Quote the whole listing word for word. Do not include the pictures.

BEGIN Available data

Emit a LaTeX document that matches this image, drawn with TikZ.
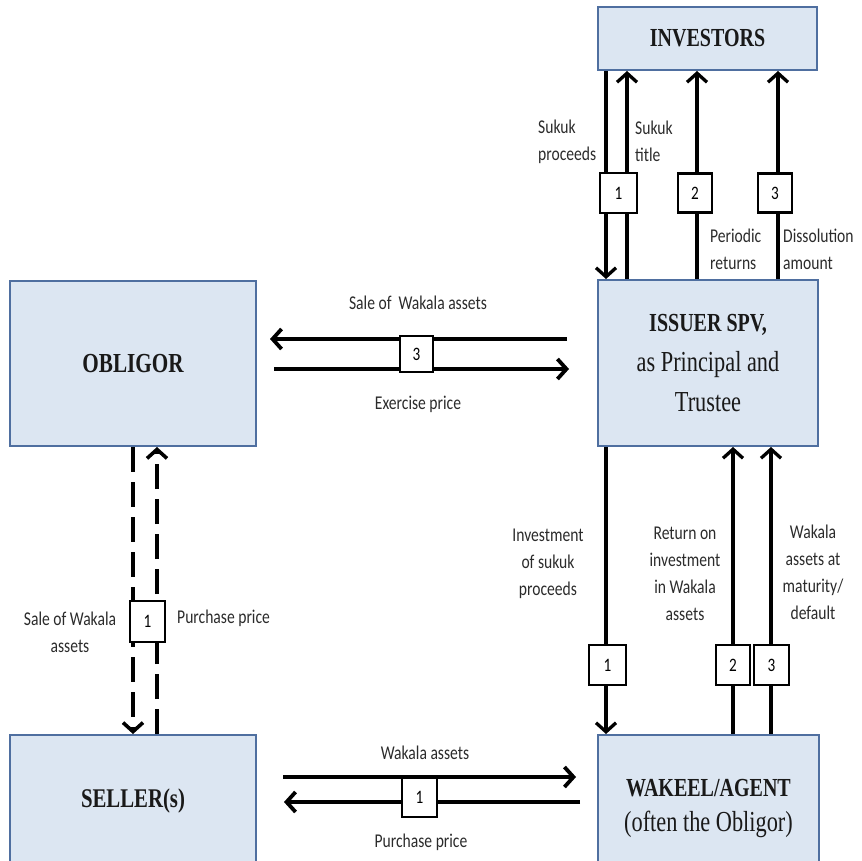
\documentclass[tikz,border=0pt]{standalone}
\usepackage{fontspec}
\setmainfont{Carlito}[FakeStretch=0.8]
\newfontfamily\titlefont{Liberation Serif}[FakeStretch=0.77]
\usetikzlibrary{arrows.meta}
\definecolor{boxfill}{HTML}{DCE6F2}
\definecolor{boxline}{HTML}{4F6FA0}
\definecolor{lbl}{HTML}{2B2B2B}
\begin{document}
\begin{tikzpicture}[x=1pt,y=-1pt,
 party/.style={draw=boxline, fill=boxfill, line width=2pt, inner sep=0pt, align=center, text=black!90},
 numbox/.style={draw=black, fill=white, line width=2.2pt, minimum width=34pt, minimum height=39pt, inner sep=0pt, font=\fontsize{19}{22}\selectfont},
 lab/.style={text=lbl, font=\fontsize{19.5}{27}\selectfont, inner sep=0pt, align=center},
 arr/.style={line width=3.3pt, -{Straight Barb[length=9pt,width=20pt]}},
 harr/.style={arr, line width=3.8pt},
 darr/.style={arr, line width=3.6pt, dash pattern=on 25pt off 10pt}
]
\useasboundingbox (0,0) rectangle (862,861);

% parties
\node[party, minimum width=219pt, minimum height=63pt, font=\titlefont\bfseries\fontsize{26}{30}\selectfont] (inv) at (707.5,38.5) {INVESTORS};
\node[party, minimum width=220pt, minimum height=166pt, font=\titlefont\fontsize{29}{40}\selectfont] (iss) at (708,363) {{\bfseries\fontsize{26}{40}\selectfont ISSUER SPV,}\\as Principal and\\Trustee};
\node[party, minimum width=246pt, minimum height=165pt, font=\titlefont\bfseries\fontsize{27.5}{30}\selectfont] (obl) at (133,363.5) {OBLIGOR};
\node[party, minimum width=246pt, minimum height=132pt, font=\titlefont\bfseries\fontsize{27}{30}\selectfont] (sel) at (133,801) {SELLER(s)};
\node[party, minimum width=221pt, minimum height=147pt, font=\titlefont\fontsize{29}{35}\selectfont] (wak) at (708.5,808.5) {{\bfseries\fontsize{26}{35}\selectfont WAKEEL/AGENT}\\(often the Obligor)};

% investors <-> issuer
\draw[arr] (606,0 |- inv.south) -- (606,0 |- iss.north);
\draw[arr] (627,0 |- iss.north) -- (627,0 |- inv.south);
\draw[arr] (697,0 |- iss.north) -- (697,0 |- inv.south);
\draw[arr] (778,0 |- iss.north) -- (778,0 |- inv.south);
\node[numbox, minimum width=37pt, minimum height=40pt] (ni1) at (618.5,193) {1};
\node[numbox] (ni2) at (695,193) {2};
\node[numbox] (ni3) at (775,193) {3};
\node[lab, align=left, anchor=west] (lsp) at (538,141.5) {Sukuk\\proceeds};
\node[lab, align=left, anchor=west] (lst) at (635,141.5) {Sukuk\\title};
\node[lab, align=left, anchor=west] (lpr) at (710,249) {Periodic\\returns};
\node[lab, align=left, anchor=west] (lda) at (783,249) {Dissolution\\amount};

% obligor <-> issuer
\draw[harr, shorten <=30pt, shorten >=13pt] (iss.west |- 0,339) -- (obl.east |- 0,339);
\draw[harr, shorten <=17pt, shorten >=28pt] (obl.east |- 0,369) -- (iss.west |- 0,369);
\node[numbox, minimum width=33pt, minimum height=36pt] (no3) at (416.5,354) {3};
\node[lab] (lsw) at (418,303) {Sale of\ \ Wakala assets};
\node[lab] (lep) at (418,404) {Exercise price};

% obligor <-> seller
\draw[darr] (133,0 |- obl.south) -- (133,0 |- sel.north);
\draw[darr] (157,0 |- sel.north) -- (157,0 |- obl.south);
\node[numbox, minimum width=35pt, minimum height=41pt] (ns1) at (147.5,621.5) {1};
\node[lab] (lsa) at (70,632) {Sale of Wakala\\assets};
\node[lab, anchor=west] (lpp) at (177,618) {Purchase price};

% issuer <-> wakeel
\draw[arr] (606,0 |- iss.south) -- (606,0 |- wak.north);
\draw[arr] (733,0 |- wak.north) -- (733,0 |- iss.south);
\draw[arr] (771,0 |- wak.north) -- (771,0 |- iss.south);
\node[numbox, minimum width=37pt, minimum height=40pt] (nw1) at (607.5,665) {1};
\node[numbox, minimum height=40pt] (nw2) at (733,665) {2};
\node[numbox, minimum width=35pt, minimum height=40pt] (nw3) at (771.5,665) {3};
\node[lab] (lis) at (548,563.5) {Investment\\of sukuk\\proceeds};
\node[lab] (lri) at (685,574) {Return on\\investment\\in Wakala\\assets};
\node[lab] (lwm) at (813,572) {Wakala\\assets at\\maturity/\\default};

% seller <-> wakeel
\draw[harr, shorten <=26pt, shorten >=21pt] (sel.east |- 0,777) -- (wak.west |- 0,777);
\draw[harr, shorten <=17pt, shorten >=27pt] (wak.west |- 0,802) -- (sel.east |- 0,802);
\node[numbox, minimum width=35pt, minimum height=39pt] (nb1) at (419.5,797.5) {1};
\node[lab] (lwa) at (425,753) {Wakala assets};
\node[lab] (lbp) at (421,842) {Purchase price};
\end{tikzpicture}
\end{document}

END Available data

### The output
Emit a LaTeX document that matches this image, drawn with TikZ.
\documentclass[tikz,border=0pt]{standalone}
\usepackage{fontspec}
\setmainfont{Carlito}[FakeStretch=0.8]
\newfontfamily\titlefont{Liberation Serif}[FakeStretch=0.77]
\usetikzlibrary{arrows.meta}
\definecolor{boxfill}{HTML}{DCE6F2}
\definecolor{boxline}{HTML}{4F6FA0}
\definecolor{lbl}{HTML}{2B2B2B}
\begin{document}
\begin{tikzpicture}[x=1pt,y=-1pt,
 party/.style={draw=boxline, fill=boxfill, line width=2pt, inner sep=0pt, align=center, text=black!90},
 numbox/.style={draw=black, fill=white, line width=2.2pt, minimum width=34pt, minimum height=39pt, inner sep=0pt, font=\fontsize{19}{22}\selectfont},
 lab/.style={text=lbl, font=\fontsize{19.5}{27}\selectfont, inner sep=0pt, align=center},
 arr/.style={line width=3.3pt, -{Straight Barb[length=9pt,width=20pt]}},
 harr/.style={arr, line width=3.8pt},
 darr/.style={arr, line width=3.6pt, dash pattern=on 25pt off 10pt}
]
\useasboundingbox (0,0) rectangle (862,861);

% parties
\node[party, minimum width=219pt, minimum height=63pt, font=\titlefont\bfseries\fontsize{26}{30}\selectfont] (inv) at (707.5,38.5) {INVESTORS};
\node[party, minimum width=220pt, minimum height=166pt, font=\titlefont\fontsize{29}{40}\selectfont] (iss) at (708,363) {{\bfseries\fontsize{26}{40}\selectfont ISSUER SPV,}\\as Principal and\\Trustee};
\node[party, minimum width=246pt, minimum height=165pt, font=\titlefont\bfseries\fontsize{27.5}{30}\selectfont] (obl) at (133,363.5) {OBLIGOR};
\node[party, minimum width=246pt, minimum height=132pt, font=\titlefont\bfseries\fontsize{27}{30}\selectfont] (sel) at (133,801) {SELLER(s)};
\node[party, minimum width=221pt, minimum height=147pt, font=\titlefont\fontsize{29}{35}\selectfont] (wak) at (708.5,808.5) {{\bfseries\fontsize{26}{35}\selectfont WAKEEL/AGENT}\\(often the Obligor)};

% investors <-> issuer
\draw[arr] (606,0 |- inv.south) -- (606,0 |- iss.north);
\draw[arr] (627,0 |- iss.north) -- (627,0 |- inv.south);
\draw[arr] (697,0 |- iss.north) -- (697,0 |- inv.south);
\draw[arr] (778,0 |- iss.north) -- (778,0 |- inv.south);
\node[numbox, minimum width=37pt, minimum height=40pt] (ni1) at (618.5,193) {1};
\node[numbox] (ni2) at (695,193) {2};
\node[numbox] (ni3) at (775,193) {3};
\node[lab, align=left, anchor=west] (lsp) at (538,141.5) {Sukuk\\proceeds};
\node[lab, align=left, anchor=west] (lst) at (635,141.5) {Sukuk\\title};
\node[lab, align=left, anchor=west] (lpr) at (710,249) {Periodic\\returns};
\node[lab, align=left, anchor=west] (lda) at (783,249) {Dissolution\\amount};

% obligor <-> issuer
\draw[harr, shorten <=30pt, shorten >=13pt] (iss.west |- 0,339) -- (obl.east |- 0,339);
\draw[harr, shorten <=17pt, shorten >=28pt] (obl.east |- 0,369) -- (iss.west |- 0,369);
\node[numbox, minimum width=33pt, minimum height=36pt] (no3) at (416.5,354) {3};
\node[lab] (lsw) at (418,303) {Sale of\ \ Wakala assets};
\node[lab] (lep) at (418,404) {Exercise price};

% obligor <-> seller
\draw[darr] (133,0 |- obl.south) -- (133,0 |- sel.north);
\draw[darr] (157,0 |- sel.north) -- (157,0 |- obl.south);
\node[numbox, minimum width=35pt, minimum height=41pt] (ns1) at (147.5,621.5) {1};
\node[lab] (lsa) at (70,632) {Sale of Wakala\\assets};
\node[lab, anchor=west] (lpp) at (177,618) {Purchase price};

% issuer <-> wakeel
\draw[arr] (606,0 |- iss.south) -- (606,0 |- wak.north);
\draw[arr] (733,0 |- wak.north) -- (733,0 |- iss.south);
\draw[arr] (771,0 |- wak.north) -- (771,0 |- iss.south);
\node[numbox, minimum width=37pt, minimum height=40pt] (nw1) at (607.5,665) {1};
\node[numbox, minimum height=40pt] (nw2) at (733,665) {2};
\node[numbox, minimum width=35pt, minimum height=40pt] (nw3) at (771.5,665) {3};
\node[lab] (lis) at (548,563.5) {Investment\\of sukuk\\proceeds};
\node[lab] (lri) at (685,574) {Return on\\investment\\in Wakala\\assets};
\node[lab] (lwm) at (813,572) {Wakala\\assets at\\maturity/\\default};

% seller <-> wakeel
\draw[harr, shorten <=26pt, shorten >=21pt] (sel.east |- 0,777) -- (wak.west |- 0,777);
\draw[harr, shorten <=17pt, shorten >=27pt] (wak.west |- 0,802) -- (sel.east |- 0,802);
\node[numbox, minimum width=35pt, minimum height=39pt] (nb1) at (419.5,797.5) {1};
\node[lab] (lwa) at (425,753) {Wakala assets};
\node[lab] (lbp) at (421,842) {Purchase price};
\end{tikzpicture}
\end{document}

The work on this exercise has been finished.